All configuration is done through environment variables (or a `.env` file in the backend directory). See [backend/.env.example](backend/.env.example) for all available options.

Key settings:

| Variable | Description |
|----------|-------------|
| `ANTHROPIC_API_KEY` | Anthropic API key (required) |
| `GEMINI_API_KEY` | Google AI API key (required) |
| `EPOCHLER_PASSWORD` | Login password (required, must change from default) |
| `EPOCHLER_SECRET_KEY` | JWT signing secret (required, must change from default) |
| `CORS_ORIGINS` | Allowed CORS origins (comma-separated) |
| `WORKSPACE_ROOT` | Root directory for experiment workspaces |
| `ANTHROPIC_MODEL` | Override the default planner/coder model |
| `LOG_LEVEL` | `DEBUG`, `INFO`, `WARNING` (default: `INFO`) |

## Known Limitations

- **Single-user**: Epochler is designed for individual use.
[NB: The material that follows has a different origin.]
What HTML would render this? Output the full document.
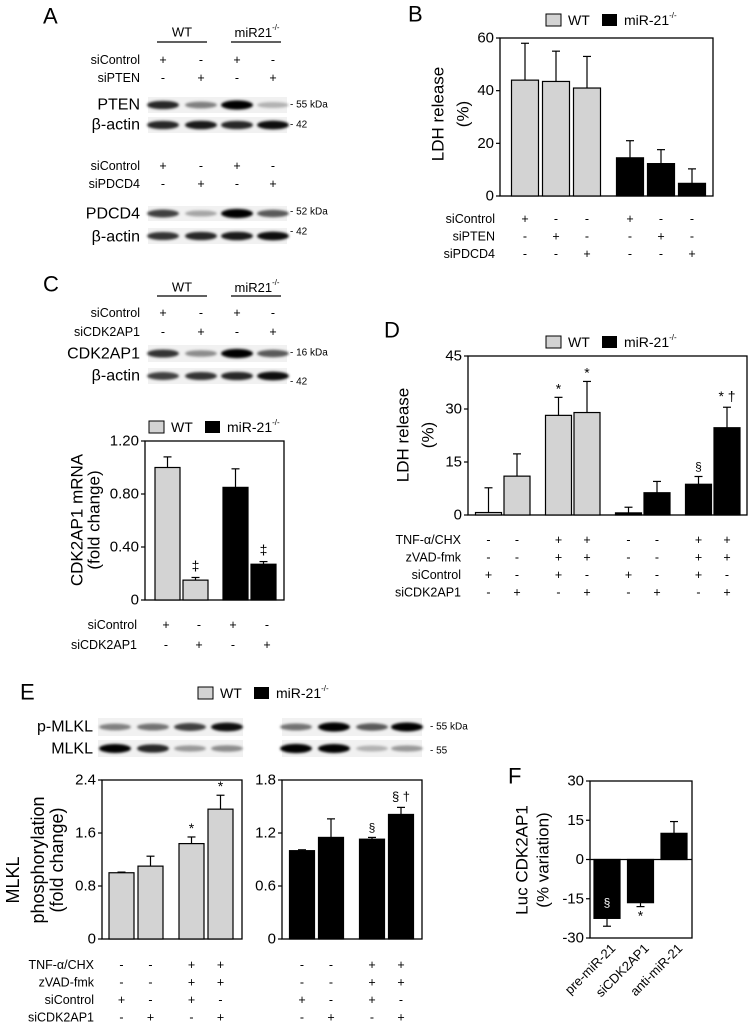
<!DOCTYPE html>
<html><head><meta charset="utf-8"><style>
body{margin:0;background:#fff}
svg{display:block;font-family:"Liberation Sans",Arial,sans-serif}
</style></head><body>
<svg id="fig" width="750" height="1026" viewBox="0 0 750 1026" xmlns="http://www.w3.org/2000/svg">
<defs><filter id="blur" x="-20%" y="-50%" width="140%" height="200%"><feGaussianBlur stdDeviation="1.4"/></filter></defs>
</svg>
<script>
// ===== Panel B data =====
const bCategories = ['WT siControl','WT siPTEN','WT siPDCD4','KO siControl','KO siPTEN','KO siPDCD4'];
const bValues = [44, 43.5, 41, 14.5, 12.3, 4.8];
const bErrTops = [58, 55, 53, 21, 17.6, 10.3];
const bTicks = [0, 20, 40, 60];
// ===== Panel C data =====
const cCategories = ['WT siControl','WT siCDK2AP1','KO siControl','KO siCDK2AP1'];
const cValues = [1.0, 0.15, 0.85, 0.27];
const cErrTops = [1.08, 0.17, 0.99, 0.29];
const cTicks = [0, 0.4, 0.8, 1.2];
const cTickLabels = ['0','0.40','0.80','1.20'];
// ===== Panel D data =====
const dCategories = ['WT1','WT2','WT3','WT4','KO1','KO2','KO3','KO4'];
const dValues = [0.7, 11, 28.2, 29, 0.6, 6.3, 8.7, 24.7];
const dErrTops = [7.7, 17.3, 33.3, 37.8, 2.2, 9.5, 10.9, 30.5];
const dTicks = [0, 15, 30, 45];
// ===== Panel E data =====
const eLeftValues = [1.0, 1.1, 1.44, 1.96];
const eLeftErrTops = [1.01, 1.25, 1.54, 2.17];
const eLeftTicks = [0, 0.8, 1.6, 2.4];
const eRightValues = [1.0, 1.15, 1.13, 1.41];
const eRightErrTops = [1.01, 1.36, 1.15, 1.49];
const eRightTicks = [0, 0.6, 1.2, 1.8];
// ===== Panel F data =====
const fCategories = ['pre-miR-21','siCDK2AP1','anti-miR-21'];
const fValues = [-22.5, -16.5, 10];
const fErrEnds = [-25.5, -18, 14.5];
const fTicks = [-30, -15, 0, 15, 30];

const NS='http://www.w3.org/2000/svg';
const svg=document.getElementById('fig');
function mk(tag,attrs,parent){const e=document.createElementNS(NS,tag);for(const k in attrs)e.setAttribute(k,attrs[k]);(parent||svg).appendChild(e);return e;}
function txt(x,y,s,size,anchor,name,extra){
  const t=mk('text',Object.assign({x:x,y:y,'font-size':size,'text-anchor':anchor||'start','dominant-baseline':'central'},extra||{}));
  t.textContent=s;
  
  
  return t;
}
function line(x1,y1,x2,y2,w,name){
  const l=mk('line',{x1:x1,y1:y1,x2:x2,y2:y2,stroke:'#000','stroke-width':w||1.2});
  
  
  return l;
}
function superLabel(x,y,base,size,name){
  const t=txt(x,y,'',size,'middle',name);
  const a=document.createElementNS(NS,'tspan');a.textContent=base;t.appendChild(a);
  const b=document.createElementNS(NS,'tspan');b.textContent='-/-';b.setAttribute('font-size',size*0.6);b.setAttribute('dy',-size*0.4);t.appendChild(b);
  return t;
}
function legend(x,y,name){
  const g=mk('g',{});
  
  
  const r1=mk('rect',{x:x,y:y-6,width:15,height:12,fill:'#d3d3d3',stroke:'#000','stroke-width':1},g);
  
  
  const t1=mk('text',{x:x+22,y:y,'font-size':14,'dominant-baseline':'central'},g);t1.textContent='WT';
  
  
  const r2=mk('rect',{x:x+56,y:y-6,width:15,height:12,fill:'#000'},g);
  
  
  const t2=mk('text',{x:x+78,y:y,'font-size':14,'dominant-baseline':'central'},g);
  t2.appendChild(document.createTextNode('miR-21'));
  const s=document.createElementNS(NS,'tspan');s.textContent='-/-';s.setAttribute('font-size',8);s.setAttribute('dy',-5);t2.appendChild(s);
  
  
}
function barChart(o){
  const yS=v=>o.y0-(v-o.vmin)/(o.vmax-o.vmin)*(o.y0-o.yTop);
  const g=mk('g',{});
  
  
  const fr=mk('rect',{x:o.xL,y:o.yTop,width:o.xR-o.xL,height:o.y0-o.yTop,fill:'none',stroke:'#000','stroke-width':1.3},g);
  
  
  o.ticks.forEach((t,i)=>{
    const y=yS(t);
    line(o.xL-4,y,o.xL,y,1.2,o.name+'-tick');
    txt(o.xL-6,y,o.tickLabels?o.tickLabels[i]:String(t),15,'end',o.name+'-tick-label');
  });
  const base=yS(o.baseVal||0);
  o.values.forEach((v,i)=>{
    const cx=o.centers[i];
    const yv=yS(v);
    const eY=yS(o.errs[i]);
    line(cx,yv,cx,eY,1.2,o.name+'-error-bar');
    line(cx-4,eY,cx+4,eY,1.2,o.name+'-error-cap');
    const top=Math.min(yv,base),h=Math.abs(base-yv);
    const r=mk('rect',{x:cx-o.w/2,y:top,width:o.w,height:h,fill:o.colors[i],stroke:'#000','stroke-width':1.2},g);
    
    
  });
  if(o.baseVal!==undefined&&o.zeroLine){line(o.xL,base,o.xR,base,1.3,o.name+'-zero-line');}
  return yS;
}
function centers(first,pitch,gap,groupSize,n){const a=[];for(let i=0;i<n;i++)a.push(first+i*pitch+Math.floor(i/groupSize)*gap);return a;}
function signRows(labels,signs,xs,y0,dy,labelRight,name){
  labels.forEach((l,r)=>{
    const y=y0+r*dy;
    if(l)txt(labelRight,y,l,12.5,'end',name+'-row-label');
    signs[r].forEach((s,i)=>txt(xs[i],y,s,12.5,'middle',name+'-sign'));
  });
}
function blot(x1,x2,y1,y2,lanes,ints,name){
  const g=mk('g',{});
  
  
  const r=mk('rect',{x:x1,y:y1,width:x2-x1,height:y2-y1,fill:'#f1f1f1'},g);
  
  
  const cy=(y1+y2)/2;
  lanes.forEach((lx,i)=>{
    const e=mk('ellipse',{cx:lx,cy:cy,rx:16,ry:2.4+ints[i]*2.2,fill:'#000','fill-opacity':Math.min(1,ints[i]*1.05),filter:'url(#blur)'},g);
    
    
  });
}
const GR='#d3d3d3',BK='#000';

// ===== Panel A =====
txt(43,16,'A',22,'start','panel-a-label');
txt(182,32,'WT',13,'middle','a-wt-header');
line(157,42,207,42,1.3,'a-wt-underline');
superLabel(257,32,'miR21',13,'a-ko-header');
line(231,42,281,42,1.3,'a-ko-underline');
const aLanes=[163,201,237,273];
signRows(['siControl','siPTEN'],[['+','-','+','-'],['-','+','-','+']],aLanes,60,18,140,'a-pten');
txt(140,105,'PTEN',16,'end','pten-label');
blot(148,287,97,113,aLanes,[0.8,0.45,1.0,0.25],'pten-blot');
txt(290,105,'- 55 kDa',10,'start','pten-size');
txt(140,125,'β-actin',16,'end','actin-label-1');
blot(148,287,117,133,aLanes,[0.8,0.85,0.8,0.9],'actin-blot-1');
txt(290,125,'- 42',10,'start','actin-size-1');
signRows(['siControl','siPDCD4'],[['+','-','+','-'],['-','+','-','+']],aLanes,166,18,140,'a-pdcd4');
txt(140,214,'PDCD4',16,'end','pdcd4-label');
blot(148,287,206,221,aLanes,[0.7,0.3,1.0,0.6],'pdcd4-blot');
txt(290,212,'- 52 kDa',10,'start','pdcd4-size');
txt(140,237,'β-actin',16,'end','actin-label-2');
blot(148,287,228,244,aLanes,[0.75,0.8,0.85,0.9],'actin-blot-2');
txt(290,232,'- 42',10,'start','actin-size-2');

// ===== Panel B =====
txt(408,14,'B',22,'start','panel-b-label');
legend(546,20,'b-legend');
const bC=centers(525,31,12,3,6);
barChart({name:'b-chart',xL:500,xR:713,yTop:38,y0:196,vmin:0,vmax:60,ticks:bTicks,values:bValues,errs:bErrTops,centers:bC,w:27,colors:[GR,GR,GR,BK,BK,BK]});
txt(0,0,'LDH release',17,'middle','b-y-title',{transform:'translate(438,114) rotate(-90)'});
txt(0,0,'(%)',17,'middle','b-y-title-unit',{transform:'translate(463,114) rotate(-90)'});
signRows(['siControl','siPTEN','siPDCD4'],[['+','-','-','+','-','-'],['-','+','-','-','+','-'],['-','-','+','-','-','+']],bC,219,17.5,495,'b');

// ===== Panel C =====
txt(43,284,'C',22,'start','panel-c-label');
txt(182,287,'WT',13,'middle','c-wt-header');
line(157,296,207,296,1.3,'c-wt-underline');
superLabel(257,287,'miR21',13,'c-ko-header');
line(231,296,281,296,1.3,'c-ko-underline');
signRows(['siControl','siCDK2AP1'],[['+','-','+','-'],['-','+','-','+']],aLanes,313,19,140,'c-blot');
txt(140,354,'CDK2AP1',16,'end','cdk2ap1-label');
blot(148,287,345,362,aLanes,[0.75,0.4,1.0,0.6],'cdk2ap1-blot');
txt(290,353,'- 16 kDa',10,'start','cdk2ap1-size');
txt(140,376,'β-actin',16,'end','actin-label-3');
blot(148,287,368,384,aLanes,[0.7,0.75,0.8,0.9],'actin-blot-3');
txt(290,382,'- 42',10,'start','actin-size-3');
legend(149,427,'c-legend');
const cC=centers(167.5,28,12,2,4);
const cY=barChart({name:'c-chart',xL:145,xR:284,yTop:441,y0:600,vmin:0,vmax:1.2,ticks:cTicks,tickLabels:cTickLabels,values:cValues,errs:cErrTops,centers:cC,w:25,colors:[GR,GR,BK,BK]});
txt(cC[1],cY(cErrTops[1])-12,'‡',14,'middle','c-sig-1');
txt(cC[3],cY(cErrTops[3])-12,'‡',14,'middle','c-sig-2');
txt(0,0,'CDK2AP1 mRNA',17,'middle','c-y-title',{transform:'translate(77,520) rotate(-90)'});
txt(0,0,'(fold change)',17,'middle','c-y-title-unit',{transform:'translate(94,520) rotate(-90)'});
signRows(['siControl','siCDK2AP1'],[['+','-','+','-'],['-','+','-','+']],[166,199,233,267],625,20,137,'c-chart');

// ===== Panel D =====
txt(384,330,'D',22,'start','panel-d-label');
legend(546,342,'d-legend');
const dC=centers(488.5,28.5,13,2,8);
const dY=barChart({name:'d-chart',xL:468,xR:747,yTop:356,y0:515,vmin:0,vmax:45,ticks:dTicks,values:dValues,errs:dErrTops,centers:dC,w:26,colors:[GR,GR,GR,GR,BK,BK,BK,BK]});
txt(dC[2],dY(dErrTops[2])-9,'*',14,'middle','d-sig-1');
txt(dC[3],dY(dErrTops[3])-9,'*',14,'middle','d-sig-2');
txt(dC[6],dY(dErrTops[6])-10,'§',12,'middle','d-sig-3');
txt(dC[7],dY(dErrTops[7])-11,'* †',14,'middle','d-sig-4');
txt(0,0,'LDH release',17,'middle','d-y-title',{transform:'translate(403,435) rotate(-90)'});
txt(0,0,'(%)',17,'middle','d-y-title-unit',{transform:'translate(428,435) rotate(-90)'});
signRows(['TNF-α/CHX','zVAD-fmk','siControl','siCDK2AP1'],[
 ['-','-','+','+','-','-','+','+'],['-','-','+','+','-','-','+','+'],['+','-','+','-','+','-','+','-'],['-','+','-','+','-','+','-','+']],dC,540,17.5,461,'d');

// ===== Panel E =====
txt(20,692,'E',22,'start','panel-e-label');
legend(198,693,'e-legend');
txt(93,727,'p-MLKL',16,'end','p-mlkl-label');
txt(93,749,'MLKL',16,'end','mlkl-label');
blot(98,243,718,736,[115,153,190,227],[0.45,0.5,0.7,0.9],'p-mlkl-blot-wt');
blot(98,243,740,757,[115,153,190,227],[0.95,0.8,0.35,0.4],'mlkl-blot-wt');
blot(282,422,718,736,[296,334,372,407],[0.5,1.0,0.6,0.95],'p-mlkl-blot-ko');
blot(282,422,740,757,[296,334,372,407],[1.0,0.95,0.25,0.35],'mlkl-blot-ko');
txt(430,727,'- 55 kDa',10,'start','p-mlkl-size');
txt(430,751,'- 55',10,'start','mlkl-size');
const eLC=centers(121.5,29,12,2,4);
const eLY=barChart({name:'e-chart-wt',xL:102,xR:242,yTop:780,y0:939,vmin:0,vmax:2.4,ticks:eLeftTicks,values:eLeftValues,errs:eLeftErrTops,centers:eLC,w:25,colors:[GR,GR,GR,GR]});
txt(eLC[2],eLY(eLeftErrTops[2])-9,'*',14,'middle','e-wt-sig-1');
txt(eLC[3],eLY(eLeftErrTops[3])-9,'*',14,'middle','e-wt-sig-2');
const eRC=centers(302,29,12,2,4);
const eRY=barChart({name:'e-chart-ko',xL:282,xR:422,yTop:780,y0:939,vmin:0,vmax:1.8,ticks:eRightTicks,values:eRightValues,errs:eRightErrTops,centers:eRC,w:25,colors:[BK,BK,BK,BK]});
txt(eRC[2],eRY(eRightErrTops[2])-10,'§',12,'middle','e-ko-sig-1');
txt(eRC[3],eRY(eRightErrTops[3])-11,'§ †',13,'middle','e-ko-sig-2');
txt(0,0,'MLKL',18,'middle','e-y-title-1',{transform:'translate(13,880) rotate(-90)'});
txt(0,0,'phosphorylation',18,'middle','e-y-title-2',{transform:'translate(38,860) rotate(-90)'});
txt(0,0,'(fold change)',18,'middle','e-y-title-3',{transform:'translate(57,860) rotate(-90)'});
const eSigns=[['-','-','+','+'],['-','-','+','+'],['+','-','+','-'],['-','+','-','+']];
signRows(['TNF-α/CHX','zVAD-fmk','siControl','siCDK2AP1'],eSigns,eLC,965,17.5,94,'e-wt');
signRows(['','','',''],eSigns,eRC,965,17.5,94,'e-ko');

// ===== Panel F =====
txt(508,776,'F',22,'start','panel-f-label');
const fC=centers(607,33.5,0,3,3);
const fY=barChart({name:'f-chart',xL:590,xR:692,yTop:781,y0:938,vmin:-30,vmax:30,baseVal:0,zeroLine:true,ticks:fTicks,values:fValues,errs:fErrEnds,centers:fC,w:26,colors:[BK,BK,BK]});
txt(fC[0],fY(-16.5),'§',12,'middle','f-sig-1',{fill:'#fff'});
txt(fC[1],fY(fErrEnds[1])+9,'*',14,'middle','f-sig-2');
txt(0,0,'Luc CDK2AP1',17,'middle','f-y-title',{transform:'translate(522,860) rotate(-90)'});
txt(0,0,'(% variation)',17,'middle','f-y-title-unit',{transform:'translate(543,860) rotate(-90)'});
fCategories.forEach((c,i)=>{
  txt(0,0,c,13,'end','f-x-label',{transform:'translate('+(fC[i]+6)+',946) rotate(-45)'});
});
</script>
</body></html>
There is no multi-user auth or role system.
- **Sandbox model**: Training scripts run in subprocess isolation with env scrubbing, but this is not OS-level sandboxing. See [SECURITY.md](SECURITY.md).
- **Preview model names**: The default LLM model names in config may reference preview versions that could be renamed or deprecated by providers. Override them via `.env` if needed.
- **File-based storage**: All data is stored as JSON files on disk. There is no database. This is simple and portable but not designed for high concurrency.

## Contributing

See [CONTRIBUTING.md](CONTRIBUTING.md).

## License

Epochler is licensed under the [Business Source License 1.1](LICENSE). You may use it for any non-commercial purpose. The license converts to Apache 2.0 on 2028-03-11.